Des potentialités inestimables, mais le pétrole et le gaz pourraient être des menaces sur Bamboung

L’étude démontre que «la valeur des services écosystémiques du delta du Saloum peut augmenter pour atteindre 5, 4 milliards d’euros (3542 milliards de francs Cfa)». «Le revenu du travail généré pourrait augmenter encore pour atteindre 14, 8 milliards d’euros (9708 milliards de francs Cfa) sur une période de quarante ans», ajoute-t-elle.

Mais cet énorme potentiel pourrait subir de réelles menaces liées à l’exploitation pétrolière et gazière qui se profile dans cette zone.
L’Etat du Sénégal a annoncé que Sangomar, nom géographique d’une île située dans le Parc national du delta du Saloum, est l’un des plus importants blocs gaziers découverts dans le pays. Les réserves de ce bloc sont estimées à quelque 5 milliards de barils, pour une production nominale de gaz naturel d’environ 100 000 barils par jour.

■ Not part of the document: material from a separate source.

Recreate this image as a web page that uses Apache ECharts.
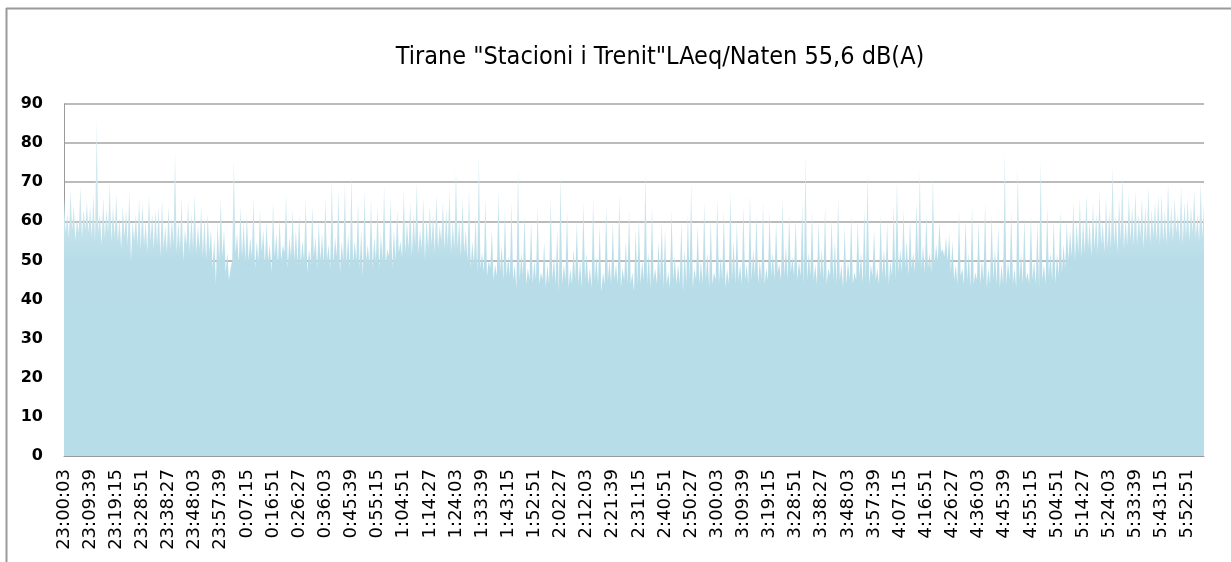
<!DOCTYPE html>
<html><head><meta charset="utf-8">
<script src="https://cdn.jsdelivr.net/npm/echarts@6/dist/echarts.min.js"></script>
<style>html,body{margin:0;padding:0;background:#fff}#c{width:1231px;height:562px}</style>
</head><body><div id="c"></div>
<script>
const titleText = 'Tirane "Stacioni i Trenit"LAeq/Naten 55,6 dB(A)';
const tickLabels = ['23:00:03','23:09:39','23:19:15','23:28:51','23:38:27','23:48:03','23:57:39',
  '0:07:15','0:16:51','0:26:27','0:36:03','0:45:39','0:55:15',
  '1:04:51','1:14:27','1:24:03','1:33:39','1:43:15','1:52:51',
  '2:02:27','2:12:03','2:21:39','2:31:15','2:40:51','2:50:27',
  '3:00:03','3:09:39','3:19:15','3:28:51','3:38:27','3:48:03','3:57:39',
  '4:07:15','4:16:51','4:26:27','4:36:03','4:45:39','4:55:15',
  '5:04:51','5:14:27','5:24:03','5:33:39','5:43:15','5:52:51'];
const tickStepSeconds = 576;
const sampleStepSeconds = 72;
const yMin = 0, yMax = 90, yStep = 10;
// short-term maximum LAeq, dB(A), one reading per 72 s
const laeqPeak = [
  66,62,68,64,61,69,63,65,  64,67,86,62,66,63,70,64,  67,61,64,63,68,60,62,66,
  65,60,67,62,63,64,66,59,  64,61,78,60,66,58,65,62,  67,59,64,61,62,58,56,60,
  66,58,52,48,76,57,64,60,  62,56,66,55,63,58,60,54,  65,57,61,54,67,56,63,58,
  62,55,66,53,64,56,60,57,  66,54,71,56,68,55,70,57,  72,55,65,58,68,54,66,56,
  64,57,69,53,66,58,63,55,  68,60,65,62,70,58,66,61,  64,62,67,59,65,63,68,60,
  73,61,66,58,68,55,62,77,  52,66,50,58,49,68,54,63,  51,65,49,74,52,62,48,60,
  50,64,47,55,49,66,51,58,  72,49,63,48,53,60,50,65,  52,48,66,51,59,47,64,50,
  60,49,67,48,55,63,47,58,  61,50,73,52,64,48,55,60,  58,47,63,51,49,60,53,62,
  70,48,59,50,65,52,61,47,  66,51,63,48,68,55,60,49,  64,49,67,53,62,50,65,48,
  63,52,60,49,66,54,62,51,  61,50,65,77,52,63,49,60,  53,64,48,61,55,66,49,59,
  50,62,47,60,52,63,73,49,  58,48,62,53,60,50,64,71,  53,63,55,61,52,65,73,54,
  62,52,72,54,60,53,56,57,  55,49,63,48,61,52,64,47,  60,50,65,48,62,53,59,49,
  78,50,63,48,74,52,61,47,  62,50,60,76,49,64,52,61,  52,63,54,60,58,65,60,66,
  61,67,60,65,62,68,60,66,  63,74,62,66,72,61,67,64,  68,62,66,64,69,63,65,67,
  67,63,70,64,66,62,69,65,  66,64,68,62,70,65
];
// short-term minimum LAeq, dB(A), one reading between consecutive maxima (estimated)
const laeqTrough = [
  57,56,58,55,57,56,58,57,  56,55,57,54,56,57,55,56,  55,53,56,54,50,55,54,53,
  54,52,55,53,54,51,53,52,  53,54,52,53,50,54,52,53,  52,53,51,50,52,48,44,50,
  51,47,45,50,52,49,51,50,  50,51,48,50,52,49,50,47,  51,49,50,52,48,51,50,49,
  49,50,47,49,51,48,50,49,  50,48,49,51,47,50,49,48,  49,50,48,46,50,49,48,50,
  48,50,49,51,48,50,52,51,  52,53,51,54,52,53,50,53,  54,52,53,55,53,54,52,53,
  53,51,52,50,48,49,47,48,  47,46,48,45,46,47,45,46,  46,45,43,45,46,44,45,44,
  45,44,45,43,44,45,44,42,  44,45,43,44,45,44,43,45,  44,43,45,44,42,44,45,44,
  45,44,43,45,44,44,42,44,  44,45,44,43,45,44,45,43,  44,43,45,44,44,42,44,45,
  43,45,44,44,45,43,44,45,  44,45,43,44,45,44,45,44,  45,44,45,46,44,45,44,45,
  46,45,47,45,46,45,47,46,  45,46,44,45,46,45,44,46,  45,44,46,45,44,45,43,44,
  45,44,45,46,44,45,44,46,  45,44,46,45,44,46,45,47,  47,48,46,48,47,49,48,47,
  48,47,49,50,52,51,50,47,  45,44,46,44,45,43,44,45,  44,45,43,44,45,44,43,44,
  44,45,44,43,45,44,45,44,  45,44,43,45,44,46,45,44,  46,47,48,50,51,50,52,51,
  52,53,51,53,52,54,52,53,  53,54,52,55,53,54,55,54,  54,56,53,55,54,56,55,54,
  55,54,56,55,57,55,54,56,  55,57,56,55,56
];

// merge the two reading lists in time order (maxima at k*72 s, minima half a step later)
const points = [];
laeqPeak.forEach(function (v, k) {
  points.push([k * sampleStepSeconds, v]);
  if (k < laeqTrough.length) points.push([k * sampleStepSeconds + sampleStepSeconds / 2, laeqTrough[k]]);
});

const chart = echarts.init(document.getElementById('c'), null, {renderer: 'canvas'});
const gridTop = 104, gridBottomY = 456;
const xMax = (laeqPeak.length - 1) * sampleStepSeconds;
chart.setOption({
  animation: false,
  backgroundColor: '#ffffff',
  graphic: [
    {type: 'line', shape: {x1: 6.5, y1: 8, x2: 6.5, y2: 562}, style: {stroke: '#9a9a9a', lineWidth: 2}},
    {type: 'line', shape: {x1: 6, y1: 8.5, x2: 1231, y2: 8.5}, style: {stroke: '#9a9a9a', lineWidth: 2}},
    {type: 'text', x: 660, y: 57, style: {text: titleText, fontFamily: 'DejaVu Sans Condensed', fontSize: 25, fill: '#000', align: 'center', verticalAlign: 'middle'}}
  ],
  grid: {left: 64, right: 27, top: gridTop, bottom: 562 - gridBottomY, containLabel: false},
  xAxis: {
    type: 'value', min: 0, max: xMax, interval: tickStepSeconds,
    axisLine: {show: true, lineStyle: {color: '#9a9a9a', width: 1}},
    axisTick: {show: false},
    splitLine: {show: false},
    axisLabel: {
      rotate: 90, margin: 13, fontFamily: 'DejaVu Sans', fontSize: 18, color: '#000',
      showMinLabel: true, showMaxLabel: true,
      formatter: function (v) {
        const i = Math.round(v / tickStepSeconds);
        return (Math.abs(v - i * tickStepSeconds) < 1e-6 && tickLabels[i]) ? tickLabels[i] : '';
      }
    }
  },
  yAxis: {
    type: 'value', min: yMin, max: yMax, interval: yStep,
    axisLine: {show: true, lineStyle: {color: '#9a9a9a', width: 1}},
    axisTick: {show: false},
    splitLine: {show: true, lineStyle: {color: '#a4a4a4', width: 1.5}},
    axisLabel: {margin: 21, fontFamily: 'DejaVu Sans', fontWeight: 'bold', fontSize: 16, color: '#000'}
  },
  series: [{
    type: 'line',
    data: points,
    showSymbol: false, symbol: 'none', sampling: null,
    lineStyle: {width: 0},
    areaStyle: {
      opacity: 1,
      color: new echarts.graphic.LinearGradient(0, gridTop, 0, gridBottomY, [
        {offset: 0, color: '#e0f0f5'},
        {offset: 0.3, color: '#cbe6ee'},
        {offset: 0.45, color: '#b8dde8'},
        {offset: 1, color: '#b7dde8'}
      ], true)
    },
    emphasis: {disabled: true},
    silent: true
  }]
});
</script>
</body></html>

«Cette exploitation pourrait avoir des répercussions sur les activités économiques habituelles et l’écosystème naturel. Mais nous allons essayer de sensibiliser les communautés à des solutions d’adaptation», assure le conservateur de l’Ampc.

Les craintes du capitaine Lamine Kanté se justifient bel et bien, si l’on se fie à l’étude précitée, selon laquelle l’exploitation pétrolière et gazière pourrait entraîner «une réduction du stock de mangroves saines et une perte correspondante des services écosystémiques».

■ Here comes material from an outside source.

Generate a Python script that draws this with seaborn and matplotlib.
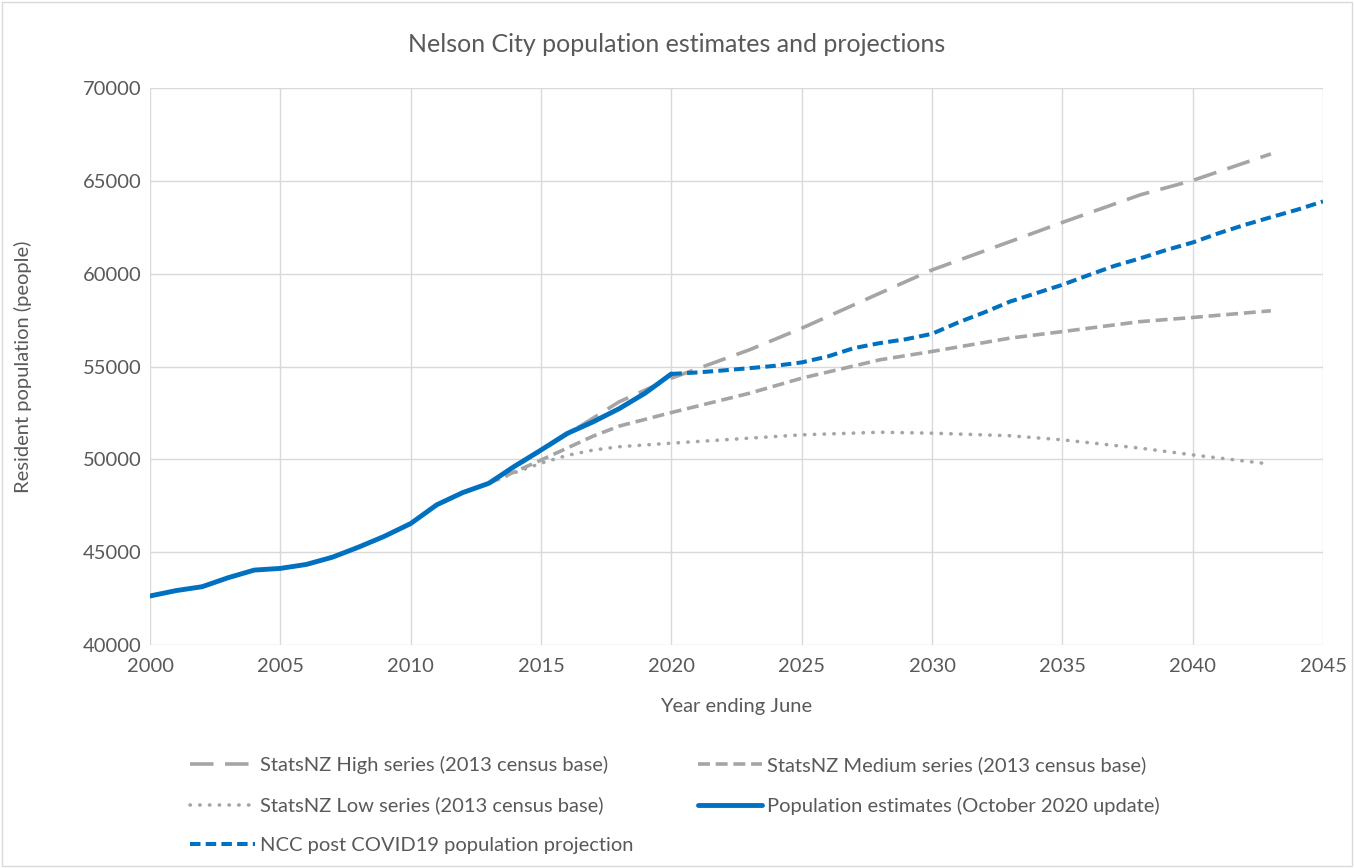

«Ce scénario a été inclus dans l’étude parce qu’il existe actuellement des licences accordées pour l’extraction pétrolière offshore du delta du Saloum», précise le document.

Dernières images, pour garder espoir. Sur le chemin du retour, le soleil crépusculaire se met subitement à irradier de ses rayons colorés un affluent de fleuve. Il y a ensuite la vision de cette nuée d’oiseaux, des pélicans en majorité, en train de se percher sur la pointe des mangroves. D’autres se mettent à survoler tout autour pour saluer la fin de la journée.